Ganesh Kumar is just 12 years old, but has no time for school. “Tell me, when do I go? I am working,” says the teenager from Bihar who earns a living by selling magazines at a traffic signal till dusk everyday. After a day of running behind cars, pleading with commuters to buy a magazine, he returns home, tired and sleepy. The routine starts again the next day.

Ganesh is among the thousands of children in the Capital who are out-of-school, working at traffic signals, construction sites or just begging in various parts of the city. With the Right of Children to Free and Compulsory Education Act coming into force from April 1, the Delhi Education department is working on plans to to bring these children to school.

The department has decided to start 30 mobile schools in the city to cater to children of migrant labourers, those working at traffic signals and those from red light areas.

“Delhi being the Capital, there are a lot of migrant labourers coming into the city.
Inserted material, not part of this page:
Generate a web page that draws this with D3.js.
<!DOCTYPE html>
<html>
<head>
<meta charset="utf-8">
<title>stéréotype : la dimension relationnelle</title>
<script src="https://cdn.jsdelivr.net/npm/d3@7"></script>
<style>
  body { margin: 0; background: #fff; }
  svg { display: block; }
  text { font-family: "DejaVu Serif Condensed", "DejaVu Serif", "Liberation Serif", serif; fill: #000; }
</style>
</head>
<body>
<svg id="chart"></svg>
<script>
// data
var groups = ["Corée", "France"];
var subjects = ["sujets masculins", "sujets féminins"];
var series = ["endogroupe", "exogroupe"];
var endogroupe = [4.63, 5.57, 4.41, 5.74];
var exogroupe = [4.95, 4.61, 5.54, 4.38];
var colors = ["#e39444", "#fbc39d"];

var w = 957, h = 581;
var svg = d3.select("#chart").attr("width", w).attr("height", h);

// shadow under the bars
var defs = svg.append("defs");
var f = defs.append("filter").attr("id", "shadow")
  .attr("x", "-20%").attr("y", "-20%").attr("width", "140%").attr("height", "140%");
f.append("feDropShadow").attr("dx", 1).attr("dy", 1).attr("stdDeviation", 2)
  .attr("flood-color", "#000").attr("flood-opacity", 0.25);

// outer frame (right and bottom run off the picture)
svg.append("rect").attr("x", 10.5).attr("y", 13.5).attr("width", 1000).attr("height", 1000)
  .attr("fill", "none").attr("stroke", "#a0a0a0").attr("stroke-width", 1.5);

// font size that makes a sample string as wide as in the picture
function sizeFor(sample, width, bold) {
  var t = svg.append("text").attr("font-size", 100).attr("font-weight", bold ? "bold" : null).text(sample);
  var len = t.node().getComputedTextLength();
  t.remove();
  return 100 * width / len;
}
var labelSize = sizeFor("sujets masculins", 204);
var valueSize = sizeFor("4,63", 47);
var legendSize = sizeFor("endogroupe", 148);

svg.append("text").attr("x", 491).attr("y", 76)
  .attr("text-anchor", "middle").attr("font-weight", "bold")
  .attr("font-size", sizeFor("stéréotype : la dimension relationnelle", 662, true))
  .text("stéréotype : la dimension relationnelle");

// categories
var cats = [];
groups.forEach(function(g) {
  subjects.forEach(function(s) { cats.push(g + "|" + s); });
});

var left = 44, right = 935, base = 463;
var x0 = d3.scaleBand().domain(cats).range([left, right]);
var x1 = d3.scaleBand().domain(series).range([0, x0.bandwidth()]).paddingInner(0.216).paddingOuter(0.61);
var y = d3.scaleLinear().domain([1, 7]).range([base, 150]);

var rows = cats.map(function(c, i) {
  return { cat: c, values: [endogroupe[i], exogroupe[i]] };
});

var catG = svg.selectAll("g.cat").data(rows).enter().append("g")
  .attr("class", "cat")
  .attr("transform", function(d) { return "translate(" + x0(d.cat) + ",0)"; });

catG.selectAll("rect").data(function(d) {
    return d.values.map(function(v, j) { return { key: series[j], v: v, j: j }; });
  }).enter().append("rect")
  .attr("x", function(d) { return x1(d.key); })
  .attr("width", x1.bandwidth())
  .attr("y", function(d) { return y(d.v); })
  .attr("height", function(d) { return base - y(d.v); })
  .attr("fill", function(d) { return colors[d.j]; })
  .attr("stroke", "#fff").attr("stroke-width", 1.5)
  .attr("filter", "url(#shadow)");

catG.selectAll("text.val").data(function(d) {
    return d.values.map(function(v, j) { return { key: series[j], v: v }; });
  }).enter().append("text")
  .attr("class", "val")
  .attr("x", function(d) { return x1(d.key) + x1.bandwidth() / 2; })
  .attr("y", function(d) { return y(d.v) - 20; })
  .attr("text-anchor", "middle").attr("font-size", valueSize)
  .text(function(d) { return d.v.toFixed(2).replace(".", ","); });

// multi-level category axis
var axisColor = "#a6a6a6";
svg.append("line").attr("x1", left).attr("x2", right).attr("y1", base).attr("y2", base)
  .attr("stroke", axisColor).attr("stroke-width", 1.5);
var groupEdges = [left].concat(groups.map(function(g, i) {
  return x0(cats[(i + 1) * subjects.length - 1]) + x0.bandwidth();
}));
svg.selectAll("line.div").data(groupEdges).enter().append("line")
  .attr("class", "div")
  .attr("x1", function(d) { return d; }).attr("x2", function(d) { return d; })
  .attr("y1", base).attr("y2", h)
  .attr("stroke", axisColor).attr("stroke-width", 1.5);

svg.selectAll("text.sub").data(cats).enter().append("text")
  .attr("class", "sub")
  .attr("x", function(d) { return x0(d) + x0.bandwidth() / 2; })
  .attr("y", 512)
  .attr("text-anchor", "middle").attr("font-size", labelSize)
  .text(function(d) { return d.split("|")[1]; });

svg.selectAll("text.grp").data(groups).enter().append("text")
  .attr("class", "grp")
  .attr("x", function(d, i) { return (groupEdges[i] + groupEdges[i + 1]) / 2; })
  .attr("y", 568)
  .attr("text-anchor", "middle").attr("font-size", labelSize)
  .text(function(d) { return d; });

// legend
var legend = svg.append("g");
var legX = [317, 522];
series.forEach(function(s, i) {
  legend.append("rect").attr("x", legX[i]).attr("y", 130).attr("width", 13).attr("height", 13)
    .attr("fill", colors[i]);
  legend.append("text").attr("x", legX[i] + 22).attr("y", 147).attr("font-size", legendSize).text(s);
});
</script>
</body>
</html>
That add to the increasing number of out-ofschool children. The 30 mobile schools, to be started this year, will cater to these children,” Education Minister Arvinder Singh Lovely told Newsline. “I do hope Delhi will be the first state to implement RTE,” he added.

The city already has two mobile schools. “They were launched as part of the pilot project in February 2008,” said an official of the Sarva Shiksha Abhiyan (SSA), which is executing the project. “The initial proposal was for 25, but looking at the increasing number of out-of-school children, the number was been increased to 30.”

The department has also empanelled 30 NGOs to run these schools. “The buses will be stationed at red light areas, traffic signals and construction sites,” said Lovely, adding that the students “will later be brought into the mainstream”.